Yeah getting it out with a pole (if there is one) wouldn't be the problem its putting the new bulb back in lining the pins up

Figured i ask it seems like there is a tool for everything these days.


----------



## BuzzKill (Oct 27, 2008)

sounds like a good invention: a 10' pole that has an arm on top of that is 2' long that swivels 360 degrees with a clamping mechanism on the end. that way, you hold the pole up, throw some switches and manuevar the small arm into the socket, clamp and it's out. If that little clamping mechanism could turn, boy you'd be set.


----------



## captkirk (Nov 21, 2007)

You need to bite the bullet and get yourself a BFL.......


----------



## B4T (Feb 10, 2009)

captkirk said:


> you need to bite the bullet and get yourself a bfl.......


 
bfl?


----------



## captkirk (Nov 21, 2007)

Black4Truck said:


> bfl?


Big Fuc%en Ladder. Thats what we call a 16 footer.. I own a double sided one that is heavier than my Ford Focus.....LOL When I need to get it out of the garage I just leave my nuts at the door, if I dont they will just fall off....


----------



## B4T (Feb 10, 2009)

captkirk said:


> Big Fuc%en Ladder. Thats what we call a 16 footer..

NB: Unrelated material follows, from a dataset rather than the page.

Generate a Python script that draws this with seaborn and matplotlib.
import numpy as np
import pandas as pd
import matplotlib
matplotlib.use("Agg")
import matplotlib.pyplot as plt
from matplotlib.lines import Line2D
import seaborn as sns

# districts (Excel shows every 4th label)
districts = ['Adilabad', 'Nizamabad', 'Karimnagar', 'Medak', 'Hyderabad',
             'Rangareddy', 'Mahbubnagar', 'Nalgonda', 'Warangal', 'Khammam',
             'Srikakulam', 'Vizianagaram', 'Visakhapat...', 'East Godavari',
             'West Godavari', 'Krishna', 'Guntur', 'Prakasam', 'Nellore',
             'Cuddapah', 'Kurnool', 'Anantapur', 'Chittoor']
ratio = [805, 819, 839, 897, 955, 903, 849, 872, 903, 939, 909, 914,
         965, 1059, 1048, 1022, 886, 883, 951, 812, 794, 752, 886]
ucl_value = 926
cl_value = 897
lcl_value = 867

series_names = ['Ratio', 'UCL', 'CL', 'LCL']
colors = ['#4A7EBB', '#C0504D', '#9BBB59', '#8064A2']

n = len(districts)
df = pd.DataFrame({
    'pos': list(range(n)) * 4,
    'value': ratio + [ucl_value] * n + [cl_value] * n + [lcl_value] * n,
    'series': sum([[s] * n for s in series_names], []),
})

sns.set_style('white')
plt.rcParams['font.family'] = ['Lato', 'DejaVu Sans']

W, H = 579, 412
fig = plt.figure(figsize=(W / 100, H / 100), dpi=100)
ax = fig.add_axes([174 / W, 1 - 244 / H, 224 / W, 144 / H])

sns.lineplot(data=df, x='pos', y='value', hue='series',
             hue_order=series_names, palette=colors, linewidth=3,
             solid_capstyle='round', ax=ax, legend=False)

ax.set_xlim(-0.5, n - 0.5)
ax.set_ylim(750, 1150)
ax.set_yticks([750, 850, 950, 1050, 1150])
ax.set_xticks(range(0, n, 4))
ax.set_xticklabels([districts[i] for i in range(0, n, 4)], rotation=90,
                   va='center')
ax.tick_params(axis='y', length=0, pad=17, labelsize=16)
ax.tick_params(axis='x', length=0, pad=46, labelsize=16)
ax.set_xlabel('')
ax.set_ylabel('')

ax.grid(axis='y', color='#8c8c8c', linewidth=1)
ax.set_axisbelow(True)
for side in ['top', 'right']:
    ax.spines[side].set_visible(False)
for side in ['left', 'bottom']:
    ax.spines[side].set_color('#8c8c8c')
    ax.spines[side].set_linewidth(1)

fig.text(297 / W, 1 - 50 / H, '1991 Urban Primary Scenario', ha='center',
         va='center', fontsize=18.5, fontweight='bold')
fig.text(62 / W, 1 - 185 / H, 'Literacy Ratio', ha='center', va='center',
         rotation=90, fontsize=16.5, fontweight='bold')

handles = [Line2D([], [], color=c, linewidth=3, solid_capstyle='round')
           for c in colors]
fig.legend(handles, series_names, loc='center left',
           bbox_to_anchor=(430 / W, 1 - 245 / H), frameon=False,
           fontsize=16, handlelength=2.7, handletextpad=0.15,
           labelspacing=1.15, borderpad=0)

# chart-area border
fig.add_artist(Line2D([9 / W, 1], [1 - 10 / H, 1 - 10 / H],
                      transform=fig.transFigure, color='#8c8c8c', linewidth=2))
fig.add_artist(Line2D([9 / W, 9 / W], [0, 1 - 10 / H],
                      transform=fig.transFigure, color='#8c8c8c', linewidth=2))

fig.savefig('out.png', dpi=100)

:laughing:.. I got one of those.....


----------



## Shado (Jan 1, 2009)

captkirk said:


> LOL When I need to get it out of the garage I just leave my nuts at the door, if I dont they will just fall off....

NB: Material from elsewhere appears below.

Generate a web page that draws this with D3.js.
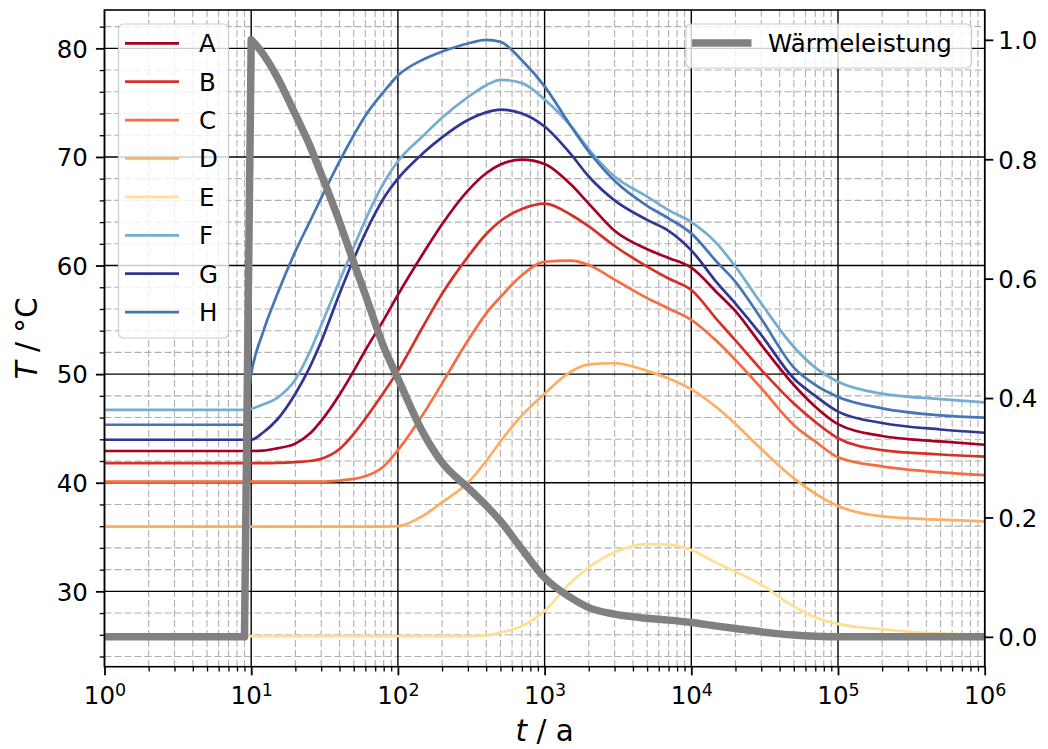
<!DOCTYPE html>
<html><head><meta charset="utf-8"><title>Temperaturverlauf</title>
<script src="https://cdn.jsdelivr.net/npm/d3@7/dist/d3.min.js"></script>
<style>
html,body{margin:0;padding:0;background:#fff;}
svg{display:block;}
</style></head><body>
<svg id="chart" width="1048" height="749"></svg>
<script>
// ---------- data ----------
const years = [1, 9, 10, 12, 15, 20, 25, 30, 40, 50, 60, 80, 100, 150, 200, 300, 400, 500, 700,
  1000, 1500, 2000, 3000, 5000, 7000, 10000, 15000, 20000, 30000, 50000, 70000, 100000, 200000, 500000, 1000000];

const seriesNames = ["A", "B", "C", "D", "E", "F", "G", "H"];
const seriesColors = ["#a50026", "#d73027", "#f46d43", "#fdae61", "#fee090", "#74add1", "#313695", "#4575b4"];

const tempA = [42.92, 42.92, 42.92, 42.95, 43.17, 43.6, 44.5, 45.7, 48.1, 50.3, 52.2, 55.0, 57.3, 61.2, 63.8, 66.9, 68.5, 69.3, 69.75,
  69.35, 67.5, 65.7, 63.2, 61.5, 60.7, 59.8, 57.5, 55.8, 52.7, 49.0, 47.0, 45.4, 44.3, 43.8, 43.5];
const tempB = [41.81, 41.81, 41.81, 41.81, 41.83, 41.9, 42.0, 42.2, 43.1, 44.5, 45.9, 48.3, 50.3, 54.5, 57.4, 60.8, 62.9, 64.1, 65.2,
  65.7, 64.7, 63.6, 61.8, 59.9, 58.8, 57.75, 55.0, 53.1, 50.4, 47.3, 45.6, 44.1, 43.0, 42.6, 42.4];
const tempC = [40.1, 40.1, 40.1, 40.1, 40.1, 40.1, 40.1, 40.1, 40.2, 40.35, 40.6, 41.5, 43.0, 46.4, 49.15, 53.1, 55.6, 57.1, 59.1,
  60.35, 60.45, 60.05, 58.7, 57.0, 56.05, 55.0, 53.0, 51.3, 48.7, 45.3, 43.8, 42.35, 41.5, 40.95, 40.7];
const tempD = [35.95, 35.95, 35.95, 35.95, 35.95, 35.95, 35.95, 35.95, 35.95, 35.95, 35.95, 35.96, 36.0, 37.0, 38.2, 40.0, 42.0, 43.8, 46.2,
  48.2, 50.2, 50.9, 51.0, 50.3, 49.6, 48.6, 46.9, 45.4, 43.1, 40.4, 39.0, 37.85, 36.9, 36.6, 36.45];
const tempE = [25.88, 25.88, 25.88, 25.88, 25.88, 25.88, 25.88, 25.88, 25.88, 25.88, 25.88, 25.88, 25.88, 25.88, 25.88, 25.88, 25.95, 26.2, 26.8,
  28.2, 30.8, 32.2, 33.6, 34.35, 34.3, 33.8, 32.6, 31.8, 30.6, 28.6, 27.6, 27.0, 26.5, 26.1, 26.0];
const tempF = [46.7, 46.7, 46.8, 47.2, 47.8, 49.5, 52.0, 54.5, 58.6, 61.7, 64.2, 67.6, 69.6, 72.0, 73.6, 75.5, 76.6, 77.1, 76.8,
  75.3, 72.9, 70.7, 68.2, 66.35, 65.1, 64.0, 62.0, 59.9, 56.5, 52.5, 50.6, 49.3, 48.2, 47.7, 47.4];
const tempG = [43.96, 43.96, 43.96, 44.6, 45.8, 48.2, 50.6, 53.0, 57.4, 60.6, 63.0, 66.2, 68.0, 70.4, 71.8, 73.4, 74.1, 74.35, 74.0,
  72.8, 70.3, 68.2, 66.0, 64.2, 63.2, 61.4, 58.4, 56.5, 53.6, 49.6, 48.0, 46.55, 45.5, 44.9, 44.6];
const tempH = [45.34, 45.34, 50.0, 53.8, 57.3, 61.3, 64.0, 66.2, 69.6, 72.0, 73.8, 76.0, 77.5, 79.0, 79.7, 80.45, 80.77, 80.6, 78.9,
  76.5, 72.9, 70.5, 67.8, 65.5, 64.35, 62.96, 60.3, 58.5, 55.1, 50.6, 49.0, 47.9, 46.85, 46.2, 46.0];

const heatOutput = [0, 0, 1.0, 0.977, 0.938, 0.875, 0.824, 0.775, 0.695, 0.627, 0.573, 0.486, 0.433, 0.340, 0.292, 0.250, 0.220, 0.194, 0.147,
  0.099, 0.066, 0.049, 0.038, 0.031, 0.028, 0.024, 0.018, 0.014, 0.0084, 0.003, 0.001, 0, 0, 0, 0];
const heatLabel = "Wärmeleistung";

const xMajorTicks = [1, 10, 100, 1000, 10000, 100000, 1000000];
const xTickExponents = ["0", "1", "2", "3", "4", "5", "6"];
const yLeftTicks = [30, 40, 50, 60, 70, 80];
const yRightTicks = [0, 0.2, 0.4, 0.6, 0.8, 1.0];
const yRightLabels = ["0.0", "0.2", "0.4", "0.6", "0.8", "1.0"];
const xLabel = ["t", " / a"];
const yLabel = ["T", " / °C"];

// ---------- layout ----------
const allSeries = [tempA, tempB, tempC, tempD, tempE, tempF, tempG, tempH];
const L = 104.5, R = 984.7, T = 10, B = 666.7;
const FONT = "'DejaVu Sans', Verdana, sans-serif";
const FS = 24.5;

const svg = d3.select("#chart");
svg.append("rect").attr("width", 1048).attr("height", 749).attr("fill", "#fff");

const x = d3.scaleLog().domain([1, 1e6]).range([L, R]);
const yT = d3.scaleLinear().domain([23.06, 83.53]).range([B, T]);
const yQ = d3.scaleLinear().domain([-0.05, 1.05]).range([B, T]);

const xMinor = [];
for (let k = 0; k < 6; k++) for (let m = 2; m <= 9; m++) xMinor.push(m * Math.pow(10, k));
const yMinor = d3.range(24, 83, 2).filter(v => v % 10 !== 0);

svg.append("clipPath").attr("id", "plotclip")
  .append("rect").attr("x", L).attr("y", T).attr("width", R - L).attr("height", B - T);

// ---------- grid ----------
const grid = svg.append("g");
grid.selectAll("line.gxm").data(xMinor).join("line")
  .attr("x1", d => x(d)).attr("x2", d => x(d)).attr("y1", T).attr("y2", B)
  .attr("stroke", "#b0b0b0").attr("stroke-width", 1.1).attr("stroke-dasharray", "7,3");
grid.selectAll("line.gym").data(yMinor).join("line")
  .attr("x1", L).attr("x2", R).attr("y1", d => yT(d)).attr("y2", d => yT(d))
  .attr("stroke", "#b0b0b0").attr("stroke-width", 1.1).attr("stroke-dasharray", "7,3");
grid.selectAll("line.gxM").data(xMajorTicks).join("line")
  .attr("x1", d => x(d)).attr("x2", d => x(d)).attr("y1", T).attr("y2", B)
  .attr("stroke", "#000").attr("stroke-width", 1.4);
grid.selectAll("line.gyM").data(yLeftTicks).join("line")
  .attr("x1", L).attr("x2", R).attr("y1", d => yT(d)).attr("y2", d => yT(d))
  .attr("stroke", "#000").attr("stroke-width", 1.4);

// ---------- temperature lines ----------
const plot = svg.append("g").attr("clip-path", "url(#plotclip)");
const lineT = d3.line().x((d, i) => x(years[i])).y(d => yT(d)).curve(d3.curveMonotoneX);
allSeries.forEach((s, k) => {
  plot.append("path").attr("d", lineT(s)).attr("fill", "none")
    .attr("stroke", seriesColors[k]).attr("stroke-width", 2.7)
    .attr("stroke-linejoin", "round");
});

// ---------- heat output (right axis) ----------
const pts = heatOutput.map((v, i) => [x(years[i]), yQ(v)]);
const linLine = d3.line().curve(d3.curveLinear);
const monoLine = d3.line().curve(d3.curveMonotoneX);
const dHeat = linLine(pts.slice(0, 3)) + monoLine(pts.slice(2)).replace(/^M/, "L");
plot.append("path").attr("d", dHeat).attr("fill", "none")
  .attr("stroke", "#808080").attr("stroke-width", 7.5).attr("stroke-linejoin", "round");

// ---------- axes ----------
function styleAxis(g) {
  g.select(".domain").remove();
  g.selectAll("line").attr("stroke", "#000");
  g.selectAll("text").attr("font-family", FONT).attr("font-size", FS).attr("fill", "#000");
}
// left
svg.append("g").attr("transform", `translate(${L},0)`)
  .call(d3.axisLeft(yT).tickValues(yMinor).tickSize(4.8).tickFormat(""))
  .call(styleAxis).call(g => g.selectAll("line").attr("stroke-width", 1.3));
svg.append("g").attr("transform", `translate(${L},0)`)
  .call(d3.axisLeft(yT).tickValues(yLeftTicks).tickSize(8.6).tickPadding(8).tickFormat(d3.format("d")))
  .call(styleAxis).call(g => { g.selectAll("line").attr("stroke-width", 1.8); g.selectAll("text").attr("dy", "0.36em"); });
// right
svg.append("g").attr("transform", `translate(${R},0)`)
  .call(d3.axisRight(yQ).tickValues(yRightTicks).tickSize(8.6).tickPadding(5).tickFormat((d, i) => yRightLabels[i]))
  .call(styleAxis).call(g => { g.selectAll("line").attr("stroke-width", 1.8); g.selectAll("text").attr("dy", "0.36em"); });
// bottom
svg.append("g").attr("transform", `translate(0,${B})`)
  .call(d3.axisBottom(x).tickValues(xMinor).tickSize(4.8).tickFormat(""))
  .call(styleAxis).call(g => g.selectAll("line").attr("stroke-width", 1.3));
const bx = svg.append("g").attr("transform", `translate(0,${B})`)
  .call(d3.axisBottom(x).tickValues(xMajorTicks).tickSize(8.6).tickFormat(""))
  .call(styleAxis).call(g => g.selectAll("line").attr("stroke-width", 1.8));
bx.selectAll(".tick").each(function (d, i) {
  const t = d3.select(this).append("text")
    .attr("y", 37.5).attr("text-anchor", "middle")
    .attr("font-family", FONT).attr("font-size", FS).attr("fill", "#000");
  t.append("tspan").text("10");
  t.append("tspan").attr("dy", -8.5).attr("font-size", 17.5).text(xTickExponents[i]);
});

// spines
svg.append("rect").attr("x", L).attr("y", T).attr("width", R - L).attr("height", B - T)
  .attr("fill", "none").attr("stroke", "#000").attr("stroke-width", 1.6);

// axis labels
const xl = svg.append("text").attr("x", (L + R) / 2).attr("y", 741).attr("text-anchor", "middle")
  .attr("font-family", FONT).attr("font-size", 29.4).attr("fill", "#000");
xl.append("tspan").attr("font-style", "italic").text(xLabel[0]);
xl.append("tspan").text(xLabel[1]);
const yl = svg.append("text").attr("transform", `translate(37,${(T + B) / 2}) rotate(-90)`).attr("text-anchor", "middle")
  .attr("font-family", FONT).attr("font-size", 29.4).attr("fill", "#000");
yl.append("tspan").attr("font-style", "italic").text(yLabel[0]);
yl.append("tspan").text(yLabel[1]);

// ---------- legends ----------
const leg1 = svg.append("g");
leg1.append("rect").attr("x", 118.5).attr("y", 24).attr("width", 110).attr("height", 314)
  .attr("rx", 5).attr("fill", "#fff").attr("fill-opacity", 0.8).attr("stroke", "#cccccc").attr("stroke-width", 1.2);
seriesNames.forEach((name, k) => {
  const cy = 43.3 + k * 38.4;
  leg1.append("line").attr("x1", 125).attr("x2", 179).attr("y1", cy).attr("y2", cy)
    .attr("stroke", seriesColors[k]).attr("stroke-width", 2.7);
  leg1.append("text").attr("x", 199).attr("y", cy + 8.9).text(name)
    .attr("font-family", FONT).attr("font-size", FS).attr("fill", "#000");
});
const leg2 = svg.append("g");
leg2.append("rect").attr("x", 686).attr("y", 24).attr("width", 285.5).attr("height", 44)
  .attr("rx", 5).attr("fill", "#fff").attr("fill-opacity", 0.8).attr("stroke", "#cccccc").attr("stroke-width", 1.2);
leg2.append("line").attr("x1", 692).attr("x2", 751.5).attr("y1", 43).attr("y2", 43)
  .attr("stroke", "#808080").attr("stroke-width", 7.5);
leg2.append("text").attr("x", 768).attr("y", 52).text(heatLabel)
  .attr("font-family", FONT).attr("font-size", FS).attr("fill", "#000");
</script></body></html>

Thanks!!! I needed a good laugh!!!:laughing::laughing::thumbup::laughing:


----------



## Mike_586 (Mar 24, 2009)

captkirk said:


> Big Fuc%en Ladder. Thats what we call a 16 footer.. I own a double sided one that is heavier than my Ford Focus.....LOL When I need to get it out of the garage I just leave my nuts at the door, if I dont they will just fall off....


Man I wouldn't be happy using one of those. It was bad enough at first with the last company I worked for using only Louisville double sided ladders. That's all they used for all the sizes from 6' up to 12'. Moving one of those 12 footers around all day was rough for the first few weeks.


----------



## 480sparky (Sep 20, 2007)

I charge extra for using anything taller than a 10' step or 24' extension.


----------



## Rudeboy (Oct 6, 2009)

If the ceiling is 18' high a twelve footer should get you there. 12+6+2-2=18. Might be a little sketchy but you can do it. If not, a 14' ladder would make it easy. Heavy, but easy.


----------



## JoeKP (Nov 16, 2009)

scissor lift?


----------



## zen (Jun 15, 2009)

time for the a frame and some help,,,


----------



## Johnpaul (Oct 2, 2008)

I would buy some Cree LED kits to convert your fixtures. Takes only a little longer than replacing just the bulb and you will have at least 10,000 hours of use before you need to pull the ladder out again.


----------